Advantages and Disadvantages

Advantages of Normalization

1. Data Integrity: Strong enforcement of constraints avoids inconsistencies.
2. Efficient Updates: Modifications happen once per entity, minimizing error-prone duplicate updates.
3. Reduced Storage Needs: Less duplicate data conserves disk space.
4. Logical Data Organization: Easier understanding of data relationships via smaller well-defined tables.

Disadvantages of Normalization

1. Complex Queries: Joins are often required for retrieving related data scattered across many tables.
2. Slower Read Performance: Multiple joins slow down query execution time.
3. Over-Normalization Risk: Excessive splitting can hurt practical usability if taken too far.

Advantages of Denormalization

1. Faster Reads: Queries execute quickly by accessing consolidated data without joins.
2. Simpler Queries: Reduced complexity makes query writing easier.
3. Better Performance for Reporting/Analytics: Aggregated or summary data readily available reduces processing time.

Disadvantages of Denormalization

1. Data Inconsistency Risk: Multiple copies increase chances that some copies become outdated or incorrect.
2. Increased Storage Requirements: Duplicated information consumes more disk space.
3. Complex Writes/Updates: Every instance must be updated correctly leading to potential anomalies.
4. Maintenance Overhead: Extra procedures or triggers may be necessary to keep redundant data synchronized.

When Should You Normalize vs Denormalize?

Choosing between normalization and denormalization depends largely on your application needs:

Normalize When:

• Your system requires strong consistency guarantees.
• Write operations are frequent compared to reads.
• Maintaining data accuracy is crucial.
• You want a flexible schema that supports ad-hoc queries without risking anomalies.

Examples include banking systems, inventory management software, transactional web applications.

Denormalize When:

• Read performance trumps write performance requirements.
• Your application runs complex queries involving many table joins that impact speed significantly.
• You have mostly read-only or read-heavy workloads such as BI dashboards or reporting tools.
• You can implement mechanisms (e.g., triggers, application logic) to handle synchronization issues effectively.

Examples include analytics platforms, reporting databases, caching layers.

Hybrid Approaches: Striking a Balance

Many real-world systems don’t strictly normalize or denormalize but instead adopt hybrid approaches tailored for their needs, for example:

• Keeping core transactional data normalized but creating denormalized summary or aggregate tables for reporting purposes.
• Using materialized views or indexed views that precompute joins while maintaining normalized originals.
• Employing caching layers or NoSQL stores alongside relational normalized databases for fast retrievals.

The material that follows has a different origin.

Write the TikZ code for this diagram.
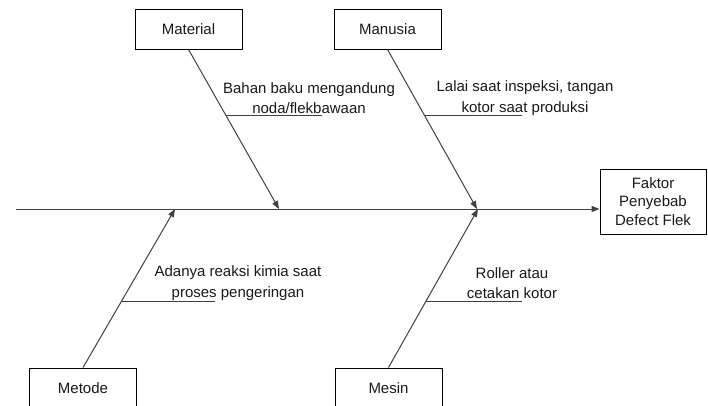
\documentclass[tikz,border=0pt]{standalone}
\usepackage{fontspec}
\setmainfont{Liberation Sans}
\usetikzlibrary{arrows.meta,calc}
\begin{document}
\begin{tikzpicture}[x=1pt,y=-1pt,
  box/.style={draw=black, line width=0.9pt, minimum width=107pt, minimum height=40pt, inner sep=0pt, font=\fontsize{15}{16}\selectfont, text=black!90},
  lbl/.style={align=center, inner sep=0pt, font=\fontsize{15}{20.5}\selectfont, text=black!90},
  bone/.style={draw=black!75, line width=1pt},
  arr/.style={-{Triangle[length=8pt,width=6pt]}}]
\useasboundingbox (0,0) rectangle (708,405);
\clip (0,0) rectangle (708,405);
% boxes
\node[box] (mat) at (188.5,29) {Material};
\node[box] (man) at (387.5,29) {Manusia};
\node[box] (met) at (83,388) {Metode};
\node[box] (mes) at (388.5,388) {Mesin};
\node[box, minimum width=106pt, minimum height=65pt, align=center, font=\fontsize{15}{18.5}\selectfont] (eff) at (653,201.5) {Faktor\\Penyebab\\Defect Flek};
% spine
\coordinate (s0) at (16,209);
\draw[bone, arr] (s0) -- (eff.west |- s0);
% tips on spine
\coordinate (t1) at (279,209);
\coordinate (t2) at (477,209);
\coordinate (t3) at (175,209);
\coordinate (t4) at (478,209);
\draw[bone, arr] (mat.south) -- (t1);
\draw[bone, arr] (man.south) -- (t2);
\draw[bone, arr] (met.north) -- (t3);
\draw[bone, arr] (mes.north) -- (t4);
% sub-branches
\coordinate (u1) at ($(mat.south)!0.4125!(t1)$);
\coordinate (u2) at ($(man.south)!0.4125!(t2)$);
\coordinate (u3) at ($(met.north)!0.415!(t3)$);
\coordinate (u4) at ($(mes.north)!0.415!(t4)$);
\coordinate (e1) at (322,115);
\coordinate (e2) at (522,115);
\coordinate (e3) at (215,302);
\coordinate (e4) at (522,302);
\draw[bone] (u1) -- (e1 |- u1);
\draw[bone] (u2) -- (e2 |- u2);
\draw[bone] (u3) -- (e3 |- u3);
\draw[bone] (u4) -- (e4 |- u4);
% labels
\node[lbl] (l1) at (309,98) {Bahan baku mengandung\\noda/flekbawaan};
\node[lbl] (l2) at (525,98) {Lalai saat inspeksi, tangan\\kotor saat produksi};
\node[lbl] (l3) at (238,283) {Adanya reaksi kimia saat\\proses pengeringan};
\node[lbl] (l4) at (512,283) {Roller atau\\cetakan kotor};
\end{tikzpicture}
\end{document}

The goal is always balancing data integrity with system performance based on workload characteristics.

Conclusion

Normalization and denormalization are two fundamental yet opposite techniques used in database design with distinct goals, normalization emphasizes eliminating redundancy for consistency and maintainability, while denormalization introduces controlled redundancy to boost read performance.

Understanding when and how to apply each approach is critical for database architects aiming to build systems that perform well under their specific workload patterns while safeguarding data quality.

In practice, many systems blend both strategies depending on use cases, normalizing core transactional records while selectively denormalizing certain parts for faster analytics queries, to optimize overall efficiency.

By grasping these concepts clearly, developers, DBAs, and architects can make informed design decisions leading to robust, scalable databases tailored perfectly for their applications’ demands.